### Excerpted data
------------------------------------
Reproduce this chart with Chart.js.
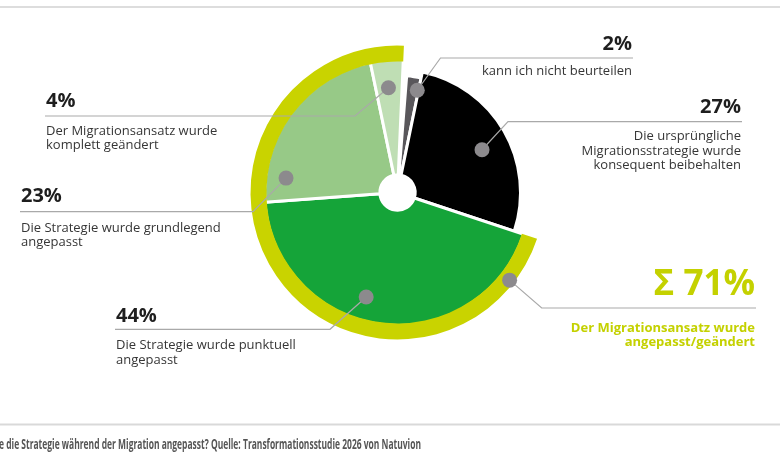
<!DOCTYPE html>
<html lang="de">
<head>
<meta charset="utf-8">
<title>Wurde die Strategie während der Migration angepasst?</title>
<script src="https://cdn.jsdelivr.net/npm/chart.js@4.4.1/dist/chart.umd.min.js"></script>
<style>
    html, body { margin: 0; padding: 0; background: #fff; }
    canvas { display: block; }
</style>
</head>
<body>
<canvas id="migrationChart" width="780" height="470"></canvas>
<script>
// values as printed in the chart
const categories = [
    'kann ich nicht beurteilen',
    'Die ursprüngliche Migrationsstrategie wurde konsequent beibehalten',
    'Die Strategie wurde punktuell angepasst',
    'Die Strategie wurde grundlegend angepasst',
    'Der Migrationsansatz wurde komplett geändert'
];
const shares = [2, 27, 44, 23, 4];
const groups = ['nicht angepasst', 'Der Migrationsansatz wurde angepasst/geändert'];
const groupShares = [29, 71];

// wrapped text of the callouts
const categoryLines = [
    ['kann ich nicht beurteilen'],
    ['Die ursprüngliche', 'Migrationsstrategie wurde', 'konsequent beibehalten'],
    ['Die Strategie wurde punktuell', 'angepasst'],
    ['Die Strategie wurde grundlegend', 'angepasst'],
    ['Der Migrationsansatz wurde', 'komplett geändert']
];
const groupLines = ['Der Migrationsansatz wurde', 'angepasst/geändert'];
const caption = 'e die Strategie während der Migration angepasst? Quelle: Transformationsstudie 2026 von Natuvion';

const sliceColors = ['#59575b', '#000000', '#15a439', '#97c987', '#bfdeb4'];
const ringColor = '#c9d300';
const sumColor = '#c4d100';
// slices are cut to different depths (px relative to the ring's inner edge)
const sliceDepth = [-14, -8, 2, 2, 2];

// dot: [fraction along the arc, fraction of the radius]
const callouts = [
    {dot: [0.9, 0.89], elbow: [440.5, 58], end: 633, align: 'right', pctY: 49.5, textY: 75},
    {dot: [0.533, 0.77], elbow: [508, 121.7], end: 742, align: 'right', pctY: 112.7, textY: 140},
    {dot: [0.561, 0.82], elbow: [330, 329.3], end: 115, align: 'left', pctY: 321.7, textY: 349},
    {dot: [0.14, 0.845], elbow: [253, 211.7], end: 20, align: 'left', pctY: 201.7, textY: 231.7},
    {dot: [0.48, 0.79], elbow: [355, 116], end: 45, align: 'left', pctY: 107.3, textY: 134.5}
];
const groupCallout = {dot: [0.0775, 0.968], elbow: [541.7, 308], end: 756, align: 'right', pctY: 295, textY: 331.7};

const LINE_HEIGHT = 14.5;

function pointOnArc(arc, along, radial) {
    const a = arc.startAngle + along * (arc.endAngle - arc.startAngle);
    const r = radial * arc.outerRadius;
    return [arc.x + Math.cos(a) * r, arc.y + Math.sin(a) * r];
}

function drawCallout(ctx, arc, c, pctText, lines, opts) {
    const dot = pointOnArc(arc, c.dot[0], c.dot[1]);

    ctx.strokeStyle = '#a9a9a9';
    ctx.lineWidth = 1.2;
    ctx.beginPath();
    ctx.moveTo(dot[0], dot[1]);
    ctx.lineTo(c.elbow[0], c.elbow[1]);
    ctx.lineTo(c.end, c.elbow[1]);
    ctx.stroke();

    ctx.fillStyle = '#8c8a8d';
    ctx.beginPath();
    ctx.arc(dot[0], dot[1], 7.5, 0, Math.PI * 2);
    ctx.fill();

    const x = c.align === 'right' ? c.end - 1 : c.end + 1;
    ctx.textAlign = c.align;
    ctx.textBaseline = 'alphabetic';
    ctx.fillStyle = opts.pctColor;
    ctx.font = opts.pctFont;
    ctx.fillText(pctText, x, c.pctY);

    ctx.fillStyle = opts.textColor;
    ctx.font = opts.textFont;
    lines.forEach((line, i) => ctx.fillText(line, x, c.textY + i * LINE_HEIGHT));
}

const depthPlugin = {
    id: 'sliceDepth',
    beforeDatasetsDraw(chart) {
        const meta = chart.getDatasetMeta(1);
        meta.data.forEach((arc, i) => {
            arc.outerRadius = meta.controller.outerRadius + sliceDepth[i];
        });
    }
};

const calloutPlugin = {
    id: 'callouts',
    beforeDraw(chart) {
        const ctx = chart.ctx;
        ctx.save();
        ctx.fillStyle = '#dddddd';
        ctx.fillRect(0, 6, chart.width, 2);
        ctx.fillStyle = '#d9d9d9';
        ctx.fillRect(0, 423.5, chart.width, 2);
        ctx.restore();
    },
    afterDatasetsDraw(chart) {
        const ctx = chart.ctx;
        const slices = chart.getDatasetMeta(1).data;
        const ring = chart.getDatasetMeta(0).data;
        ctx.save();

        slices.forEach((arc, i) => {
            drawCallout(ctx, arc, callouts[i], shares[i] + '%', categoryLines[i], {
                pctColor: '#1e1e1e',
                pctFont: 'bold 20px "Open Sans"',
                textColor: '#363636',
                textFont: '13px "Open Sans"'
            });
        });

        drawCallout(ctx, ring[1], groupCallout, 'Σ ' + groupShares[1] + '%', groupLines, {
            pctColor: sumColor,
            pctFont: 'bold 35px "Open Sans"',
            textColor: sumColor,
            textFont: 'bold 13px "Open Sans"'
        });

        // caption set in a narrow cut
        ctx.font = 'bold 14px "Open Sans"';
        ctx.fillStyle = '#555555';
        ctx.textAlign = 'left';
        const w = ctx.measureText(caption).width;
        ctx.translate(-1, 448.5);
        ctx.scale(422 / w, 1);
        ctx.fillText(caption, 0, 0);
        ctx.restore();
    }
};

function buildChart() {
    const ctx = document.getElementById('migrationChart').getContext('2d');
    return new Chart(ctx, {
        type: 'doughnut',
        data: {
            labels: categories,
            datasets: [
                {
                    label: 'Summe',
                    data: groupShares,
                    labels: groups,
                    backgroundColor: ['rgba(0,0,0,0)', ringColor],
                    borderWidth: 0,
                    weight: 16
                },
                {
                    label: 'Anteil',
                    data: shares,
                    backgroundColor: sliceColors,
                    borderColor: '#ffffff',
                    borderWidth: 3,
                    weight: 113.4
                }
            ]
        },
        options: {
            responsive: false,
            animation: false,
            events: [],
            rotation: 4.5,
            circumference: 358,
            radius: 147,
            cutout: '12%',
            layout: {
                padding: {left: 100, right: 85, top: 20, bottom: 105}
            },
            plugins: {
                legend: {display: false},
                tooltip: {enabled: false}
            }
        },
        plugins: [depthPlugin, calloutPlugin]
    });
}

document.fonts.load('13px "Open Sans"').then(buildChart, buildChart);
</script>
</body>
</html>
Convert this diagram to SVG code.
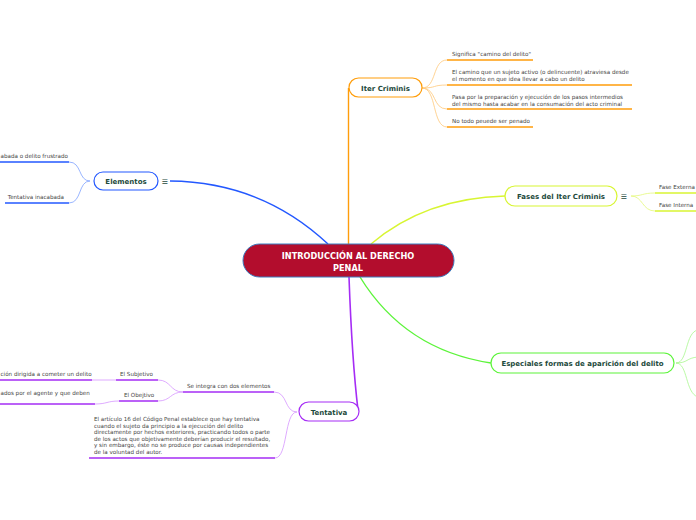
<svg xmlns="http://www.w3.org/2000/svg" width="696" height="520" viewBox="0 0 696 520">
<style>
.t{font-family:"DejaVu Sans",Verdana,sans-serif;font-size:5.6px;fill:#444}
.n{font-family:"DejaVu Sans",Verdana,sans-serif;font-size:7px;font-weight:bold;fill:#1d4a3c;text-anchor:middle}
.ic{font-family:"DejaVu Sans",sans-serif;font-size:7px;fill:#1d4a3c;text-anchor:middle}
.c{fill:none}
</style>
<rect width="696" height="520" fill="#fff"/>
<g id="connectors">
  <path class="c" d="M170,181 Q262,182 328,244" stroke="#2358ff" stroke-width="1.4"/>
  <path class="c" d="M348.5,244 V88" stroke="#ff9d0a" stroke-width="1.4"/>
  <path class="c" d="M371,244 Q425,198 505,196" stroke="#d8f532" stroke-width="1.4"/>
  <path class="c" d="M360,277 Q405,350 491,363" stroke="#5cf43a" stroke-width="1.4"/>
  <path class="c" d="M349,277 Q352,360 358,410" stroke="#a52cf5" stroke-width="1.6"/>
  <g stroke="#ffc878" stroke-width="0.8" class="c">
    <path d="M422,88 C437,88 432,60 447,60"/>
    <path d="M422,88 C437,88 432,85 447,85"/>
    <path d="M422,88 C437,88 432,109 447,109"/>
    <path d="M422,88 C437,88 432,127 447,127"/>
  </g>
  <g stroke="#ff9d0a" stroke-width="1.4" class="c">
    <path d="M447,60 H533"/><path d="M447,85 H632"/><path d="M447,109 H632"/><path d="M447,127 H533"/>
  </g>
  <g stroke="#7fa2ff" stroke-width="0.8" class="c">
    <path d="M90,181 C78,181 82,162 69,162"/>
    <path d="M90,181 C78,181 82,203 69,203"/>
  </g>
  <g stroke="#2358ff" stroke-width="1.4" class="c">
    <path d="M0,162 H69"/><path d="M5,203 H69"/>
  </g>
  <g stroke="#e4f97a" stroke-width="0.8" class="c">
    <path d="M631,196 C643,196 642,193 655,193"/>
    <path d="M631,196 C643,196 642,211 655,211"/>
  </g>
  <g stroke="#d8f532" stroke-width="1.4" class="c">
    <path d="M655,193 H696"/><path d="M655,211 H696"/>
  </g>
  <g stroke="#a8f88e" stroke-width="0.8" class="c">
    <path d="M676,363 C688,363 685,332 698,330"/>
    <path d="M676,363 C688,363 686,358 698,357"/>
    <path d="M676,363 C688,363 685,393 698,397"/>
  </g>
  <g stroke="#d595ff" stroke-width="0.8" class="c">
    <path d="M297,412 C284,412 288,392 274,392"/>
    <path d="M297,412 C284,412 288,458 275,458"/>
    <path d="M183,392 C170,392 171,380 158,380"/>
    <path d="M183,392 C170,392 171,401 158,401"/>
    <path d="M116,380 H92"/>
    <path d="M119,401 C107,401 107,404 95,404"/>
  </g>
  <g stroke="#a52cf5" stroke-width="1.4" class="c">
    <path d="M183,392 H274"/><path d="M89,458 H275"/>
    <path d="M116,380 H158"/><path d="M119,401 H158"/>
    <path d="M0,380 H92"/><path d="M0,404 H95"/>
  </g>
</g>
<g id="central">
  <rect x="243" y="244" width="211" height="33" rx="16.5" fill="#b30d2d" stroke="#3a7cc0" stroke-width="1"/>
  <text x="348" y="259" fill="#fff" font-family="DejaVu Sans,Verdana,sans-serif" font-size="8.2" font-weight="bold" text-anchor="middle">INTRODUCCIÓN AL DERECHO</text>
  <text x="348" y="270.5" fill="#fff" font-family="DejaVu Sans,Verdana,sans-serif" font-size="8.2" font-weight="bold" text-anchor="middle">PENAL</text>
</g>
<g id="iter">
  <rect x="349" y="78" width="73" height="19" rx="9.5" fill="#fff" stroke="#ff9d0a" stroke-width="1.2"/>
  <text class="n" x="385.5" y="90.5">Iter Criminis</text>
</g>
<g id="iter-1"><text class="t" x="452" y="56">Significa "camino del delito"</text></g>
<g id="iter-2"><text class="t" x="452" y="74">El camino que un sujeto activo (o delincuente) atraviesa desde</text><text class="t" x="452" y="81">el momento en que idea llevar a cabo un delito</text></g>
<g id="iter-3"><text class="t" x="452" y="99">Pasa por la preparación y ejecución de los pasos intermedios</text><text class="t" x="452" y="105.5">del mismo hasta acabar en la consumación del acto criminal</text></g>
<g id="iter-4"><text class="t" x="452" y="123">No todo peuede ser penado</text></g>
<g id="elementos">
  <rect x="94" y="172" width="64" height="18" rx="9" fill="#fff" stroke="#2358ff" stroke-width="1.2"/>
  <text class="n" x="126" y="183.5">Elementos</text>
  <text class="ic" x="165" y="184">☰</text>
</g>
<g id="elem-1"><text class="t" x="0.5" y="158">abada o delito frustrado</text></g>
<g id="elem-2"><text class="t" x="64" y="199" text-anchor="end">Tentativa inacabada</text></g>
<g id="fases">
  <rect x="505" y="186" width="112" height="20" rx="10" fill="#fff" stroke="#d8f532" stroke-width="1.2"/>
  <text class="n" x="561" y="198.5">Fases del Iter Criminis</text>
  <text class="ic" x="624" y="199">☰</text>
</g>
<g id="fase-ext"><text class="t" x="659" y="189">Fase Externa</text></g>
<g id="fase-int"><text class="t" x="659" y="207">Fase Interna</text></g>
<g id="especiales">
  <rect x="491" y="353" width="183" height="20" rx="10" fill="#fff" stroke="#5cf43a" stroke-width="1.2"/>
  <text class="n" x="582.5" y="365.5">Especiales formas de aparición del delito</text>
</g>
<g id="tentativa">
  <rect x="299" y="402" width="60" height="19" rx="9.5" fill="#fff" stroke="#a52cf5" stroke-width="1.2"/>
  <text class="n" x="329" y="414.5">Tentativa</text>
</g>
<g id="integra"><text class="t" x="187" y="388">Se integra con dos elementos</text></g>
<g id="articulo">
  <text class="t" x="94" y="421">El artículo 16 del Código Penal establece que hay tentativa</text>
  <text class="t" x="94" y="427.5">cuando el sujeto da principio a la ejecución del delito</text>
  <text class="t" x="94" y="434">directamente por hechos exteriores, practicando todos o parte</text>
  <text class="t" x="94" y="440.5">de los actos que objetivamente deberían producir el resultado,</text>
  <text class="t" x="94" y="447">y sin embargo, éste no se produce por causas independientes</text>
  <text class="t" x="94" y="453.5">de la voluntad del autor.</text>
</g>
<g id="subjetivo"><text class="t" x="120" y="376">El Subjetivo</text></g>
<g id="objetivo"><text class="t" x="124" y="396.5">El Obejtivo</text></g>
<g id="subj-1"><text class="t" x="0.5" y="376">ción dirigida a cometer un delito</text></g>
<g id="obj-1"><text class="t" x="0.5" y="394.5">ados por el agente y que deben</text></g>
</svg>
------------------------------------
### What you will do
Leave the pictures out and reproduce exactly the lines from the top of the listing above through the line with "const groupShares = [29, 71];".

### Completed task
Reproduce this chart with Chart.js.
<!DOCTYPE html>
<html lang="de">
<head>
<meta charset="utf-8">
<title>Wurde die Strategie während der Migration angepasst?</title>
<script src="https://cdn.jsdelivr.net/npm/chart.js@4.4.1/dist/chart.umd.min.js"></script>
<style>
    html, body { margin: 0; padding: 0; background: #fff; }
    canvas { display: block; }
</style>
</head>
<body>
<canvas id="migrationChart" width="780" height="470"></canvas>
<script>
// values as printed in the chart
const categories = [
    'kann ich nicht beurteilen',
    'Die ursprüngliche Migrationsstrategie wurde konsequent beibehalten',
    'Die Strategie wurde punktuell angepasst',
    'Die Strategie wurde grundlegend angepasst',
    'Der Migrationsansatz wurde komplett geändert'
];
const shares = [2, 27, 44, 23, 4];
const groups = ['nicht angepasst', 'Der Migrationsansatz wurde angepasst/geändert'];
const groupShares = [29, 71];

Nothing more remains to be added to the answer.